We recognize that the right to a speedy trial "is necessarily relative. It is consistent with delays and depends upon circumstances." Beavers v. Haubert, 198 U.S. 77, 87 (1905). But the "delay must not be purposeful or oppressive." Pollard v. United States, 352 U.S. 354, 361 (1957). Indeed, "no delay on the part of the prosecution is reasonable, except only that which is necessary for proper preparation and to secure the attendance of witnesses." Commonwealth v. Thomas, 353 Mass. 429, 233 N.E. 2d 25 (1967), quoting from 1 Cooley, Constitutional Limitations (8th ed.), p. 646.

In the instant case, the nolle prosequi was entered over a month after appellant was granted a new trial. Another eight months have elapsed since then during which time the Commonwealth has never offered to withdraw the nolle prosequi or bring the case to trial.

[ 213 Pa. Super. Page 432]

No justification has ever been offered for this delay. The facts in this case dramatically illustrate, therefore, why a trial court should not readily grant a nolle prosequi unless the Commonwealth has presented good and sufficient reasons for its request.

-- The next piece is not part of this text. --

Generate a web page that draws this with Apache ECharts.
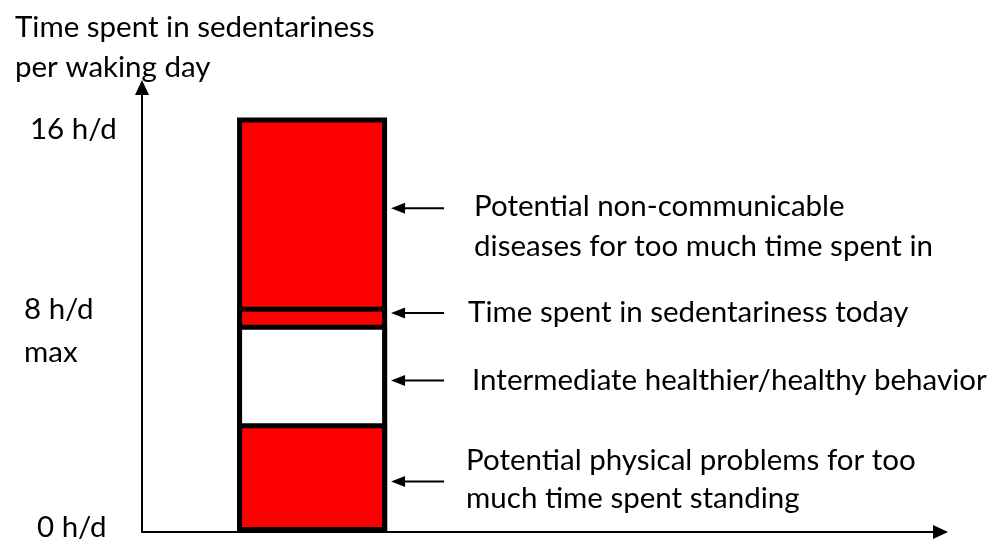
<!DOCTYPE html>
<html><head><meta charset="utf-8">
<script src="https://cdn.jsdelivr.net/npm/echarts@6/dist/echarts.min.js"></script>
<style>html,body{margin:0;padding:0;background:#fff}#c{width:995px;height:539px}</style>
</head><body><div id="c"></div>
<script>
// ---- data ----
const yTitleLines = ['Time spent in sedentariness', 'per waking day'];
const yTickValues = [0, 8, 16];
const yTickLabels = ['0 h/d', '8 h/d\nmax', '16 h/d'];
const barPosition = 21.3;               // where the single bar sits on the x range 0..100
const segmentNames = ['Standing', 'Healthy', 'Today', 'Sedentary'];
const segmentValues = [4.2, 3.8, 0.7, 7.3];   // hours, bottom to top
const annotationValues = [12.5, 8.45, 5.85, 1.95]; // hours where arrows point
const annotationTexts = [
  'Potential non-communicable\ndiseases for too much time spent in',
  'Time spent in sedentariness today',
  'Intermediate healthier/healthy behavior',
  'Potential physical problems for too\nmuch time spent standing'
];

// ---- styles / layout ----
const FONT = 'Lato, "Open Sans", sans-serif';
const FS = 29.5;
const segmentColors = ['#ff0000', '#ffffff', '#ff0000', '#ff0000'];
const annLayout = [
  {dx: 83, lh: 40, top: -22},
  {dx: 77, lh: 40, top: -21},
  {dx: 81, lh: 40, top: -20},
  {dx: 75, lh: 38, top: -40}
];

const chart = echarts.init(document.getElementById('c'), null, {renderer: 'canvas'});

// segment tops (running totals), drawn tallest first so lower segments overlay them
const tops = [];
segmentValues.reduce((acc, v, i) => { tops[i] = acc + v; return tops[i]; }, 0);
const order = segmentNames.map((_, i) => i).reverse();
const BAR_W = 150;
const barSeries = order.map((i, k) => ({
  name: segmentNames[i],
  type: 'bar',
  barWidth: BAR_W,
  barGap: '-100%',
  data: [[barPosition, tops[i]]],
  itemStyle: {color: segmentColors[i], borderColor: '#000', borderWidth: 5},
  silent: true,
  z: 3 + k * 0.01
}));

const annData = annotationValues.map((v, i) => [barPosition, v, i]);

const option = {
  backgroundColor: '#fff',
  animation: false,
  title: {
    text: yTitleLines.join('\n'),
    left: 15, top: 7, padding: 0,
    textStyle: {fontFamily: FONT, fontSize: FS, fontWeight: 'normal', color: '#000', lineHeight: 40}
  },
  grid: {left: 142, right: 54.5, top: 87.5, bottom: 7, containLabel: false, outerBoundsMode: 'none'},
  xAxis: {
    type: 'value', min: 0, max: 100,
    axisLine: {show: true, onZero: false, lineStyle: {color: '#000', width: 2},
      symbol: ['none', 'triangle'], symbolSize: [14, 15]},
    axisTick: {show: false}, axisLabel: {show: false}, splitLine: {show: false}
  },
  yAxis: {
    type: 'value', min: 0, max: 17.16,
    axisLine: {show: true, onZero: false, lineStyle: {color: '#000', width: 2},
      symbol: ['none', 'triangle'], symbolSize: [14, 15]},
    axisTick: {show: false}, splitLine: {show: false},
    axisLabel: {
      show: true,
      customValues: yTickValues,
      align: 'left', margin: 118,
      color: '#000', fontFamily: FONT, fontSize: FS,
      formatter: function (v) {
        const i = yTickValues.indexOf(v);
        if (i < 0) return '';
        const parts = yTickLabels[i].split('\n');
        if (v === 16) return '{sp16| }\n{a|' + parts[0] + '}';
        if (v === 8) return '{sp8| }\n{b|' + parts[0] + '}\n{b|' + parts[1] + '}';
        return '{c|' + parts[0] + '}\n{sp0| }';
      },
      rich: {
        a: {fontFamily: FONT, fontSize: FS, color: '#000', lineHeight: 30, padding: [0, 0, 0, 6]},
        b: {fontFamily: FONT, fontSize: FS, color: '#000', lineHeight: 43},
        c: {fontFamily: FONT, fontSize: FS, color: '#000', lineHeight: 30, padding: [0, 0, 0, 13]},
        sp16: {fontSize: 4, lineHeight: 23},
        sp8: {fontSize: 4, lineHeight: 12},
        sp0: {fontSize: 4, lineHeight: 10}
      }
    }
  },
  series: barSeries.concat([{
    type: 'custom',
    name: 'annotations',
    silent: true,
    z: 5,
    data: annData,
    encode: {x: 0, y: 1},
    renderItem: function (params, api) {
      const p = api.coord([api.value(0), api.value(1)]);
      const idx = api.value(2);
      const L = annLayout[idx];
      const tipX = p[0] + BAR_W / 2 + 4;
      const y = p[1];
      return {
        type: 'group',
        children: [
          {type: 'line', shape: {x1: tipX + 10, y1: y, x2: tipX + 53, y2: y},
            style: {stroke: '#000', lineWidth: 2}},
          {type: 'polygon', shape: {points: [[tipX, y], [tipX + 14, y - 5.5], [tipX + 14, y + 5.5]]},
            style: {fill: '#000'}},
          {type: 'text', x: tipX + L.dx, y: y + L.top,
            style: {text: annotationTexts[idx], fill: '#000', font: FS + 'px ' + FONT,
              lineHeight: L.lh, align: 'left', verticalAlign: 'top'}}
        ]
      };
    }
  }])
};
chart.setOption(option);
</script>
</body></html>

The Commonwealth contends, in addition, that appellant failed to bring this appeal under the procedure set forth in Rule 316 of the Rules of Criminal Procedure. The rule provides in part that "Upon application and a showing that an indictment has not been found against a defendant within a reasonable time or that he has not been brought to trial within a reasonable time after indictment, the court may order dismissal of the prosecution or, in lieu thereof, make such other order as shall be appropriate in the interests of justice." No formal procedure is specified, however, whereby such an "application" may be brought. We believe that appellants' request for a jury trial when the nolle prosequi was imposed satisfied Rule 316. One month had already elapsed from the date of the granting of the new trial; this was surely sufficient time within which the Commonwealth could have listed the case for trial.

The order of nolle prosequi entered by the court below is vacated and the case is remanded to permit the Commonwealth to list this case for trial within thirty days of this order. Should it fail to do so, all charges shall be dismissed and the defendant shall be discharged.


Order of nolle prosequi vacated and case remanded.